V’zot HaBrachah (And This is the blessing) D’Varim (Deuteronomy) 33-34

Haftorah Reading Joshua 1:1-18

Usually this Torah section is read on Simchat HaTorah. This holiday occurs Tuesday evening, October 22nd at the end of Sukkot. However, rather than miss these important final words of Moshe I would like us to take the time to study this passage.  In my question of the week I asked you what you saw as the characteristics of a servant of G-d. This question was based on verse 34:5 of Deut. In this verse Moshe was called a servant of the L-rd.

I would like us to think about the life of Moshe from the beginning in Exodus until this week’s reading. He was adopted into the family of Pharaoh. At that time Egypt was the most powerful kingdom in existence, with untold wealth. To be part of the ruling elite would have given Moshe wealth and position that could not be challenged. However, he chose to get involved in a quarrel between two Hebrew slaves and as a result, had to run for his life.
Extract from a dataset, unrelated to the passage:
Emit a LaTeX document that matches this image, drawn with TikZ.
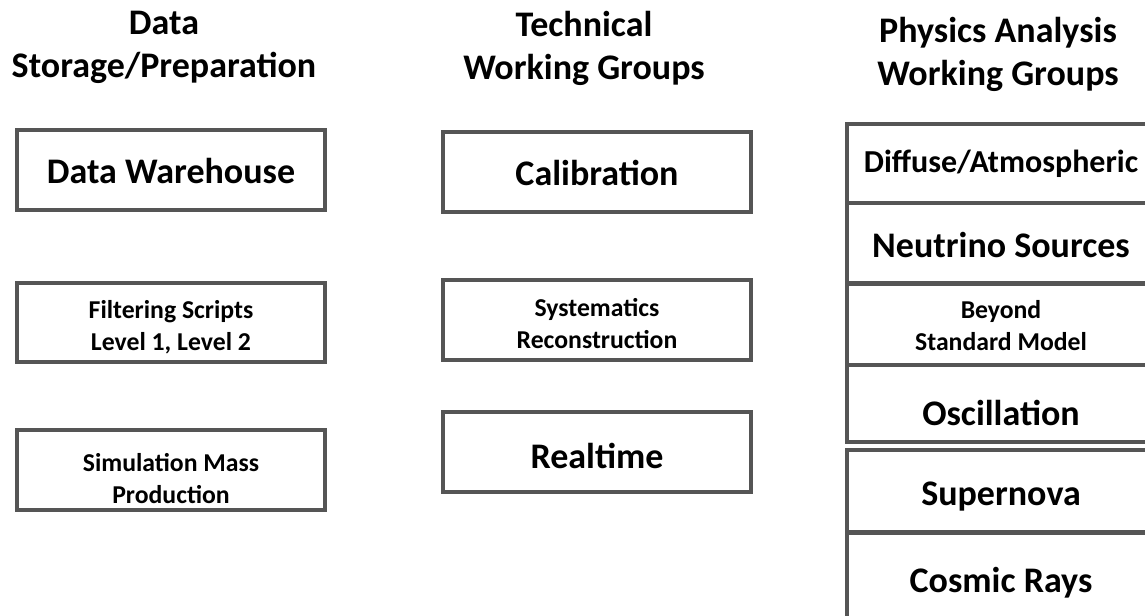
\documentclass[tikz,border=0pt]{standalone}
\usepackage{fontspec}
\setmainfont{Carlito}
\definecolor{boxgray}{RGB}{85,85,85}
\tikzset{every picture/.style={line width=0.75pt}}
\tikzset{
  grpbox/.style={draw=boxgray, line width=3pt, minimum width=231pt, inner sep=0pt, align=center, text depth=0pt, font=\bfseries\fontsize{27}{32}\selectfont},
  smalltxt/.style={font=\bfseries\fontsize{19.3}{23.3}\selectfont},
  hdr/.style={inner sep=0pt, align=center, font=\bfseries\fontsize{27}{32.25}\selectfont}
}

\begin{document}
\begin{tikzpicture}[x=0.75pt,y=0.75pt,yscale=-1,xscale=1]
        \clip (0,0) rectangle (1145,615);
        % Column headings
        \node [hdr, anchor=base] (hstore) at (164,77) {Data\\Storage/Preparation};
        \node [hdr, anchor=base] (htech) at (584,79) {Technical\\Working Groups};
        \node [hdr, anchor=base] (hphys) at (998,85) {Physics Analysis\\Working Groups};

        % Data storage / preparation
        \node [grpbox, minimum height=60pt, text height=19.5pt] (warehouse) at (171,170) {Data Warehouse};
        \node [grpbox, smalltxt, minimum height=59.25pt, text height=41.25pt] (filter) at (171,322.5) {Filtering Scripts\\Level 1, Level 2};
        \node [grpbox, smalltxt, minimum height=60pt, text height=49.5pt] (simprod) at (171,470) {Simulation Mass\\Production};

        % Technical working groups
        \node [grpbox, minimum height=60pt, text height=19.5pt] (calib) at (597,172) {Calibration};
        \node [grpbox, smalltxt, minimum height=60pt, text height=42pt] (reco) at (597,320) {Systematics\\Reconstruction};
        \node [grpbox, minimum height=60pt, text height=24pt] (realtime) at (597,452) {Realtime};

        % Physics analysis working groups
        \node [grpbox, minimum height=59.25pt, text height=12.75pt, font=\bfseries\fontsize{24}{28}\selectfont] (diffuse) at (1001,163.5) {Diffuse/Atmospheric};
        \node [grpbox, minimum height=60pt, text height=21pt] (sources) at (1001,243) {Neutrino Sources};
        \node [grpbox, smalltxt, minimum height=60.75pt, text height=38.25pt] (bsm) at (1001,324.5) {Beyond\\Standard Model};
        \node [grpbox, minimum height=57.75pt, text height=32.25pt] (osc) at (1001,403.5) {Oscillation};
        \node [grpbox, minimum height=61.5pt, text height=21pt] (snova) at (1001,491) {Supernova};
        \node [grpbox, minimum height=65.25pt, text height=23.25pt] (cosmic) at (1001,576.5) {Cosmic Rays};
\end{tikzpicture}
\end{document}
He ended up in Midian where he settled in with one of the influential priests of Midian society. Here he had a wife and two sons and lived the quiet life of a shepherd, a gentle peaceful life. He then, after an encounter with G-d, went on to assume the leadership of a hard to get along with, group of slaves and led them to freedom.

The result of that decision was forty hears of leading a rebellious group who constantly complained and challenged him at every turn. He became so filled with despair that is says in Numbers 11:15 he asked G-d to kill him rather than continue leading these people.

When we look at his life would the world, or us, judge him as a success? No, for sure our definition of a successful leader would not fit Moshe. However, when we look at his life in light of Deut. 34:5 we see his greatness lay in the fact he was a servant of G-d. He did what G-d asked with little thought of anything else  He carried out his role with no thought of any personal or worldly glory. He only wanted to please his Heavenly Father. Moshe shows us all what is important in life, that is to be a faithful servant of the L-rd with little thought to anything else.

He showed us that we are only as big in G-d’s eyes as the space we make for others. The world may never recognize what we have done or how we lived. Those opinions should be of no matter to us. What is important to each of us is answering the question, “Have I been a good and faithful servant of my G-d?” Each of us have a role in the kingdom of G-d. Our passion should be doing the Father’s will in all things.

Yeshua was a perfect example for us. He never lost sight of what His purpose on this earth was. He did not call people out if they were not like Him. He always met them where they were and made room for all who would follow. May our days be fruitful in doing the works of the L-rd. Everything else pales in importance to that.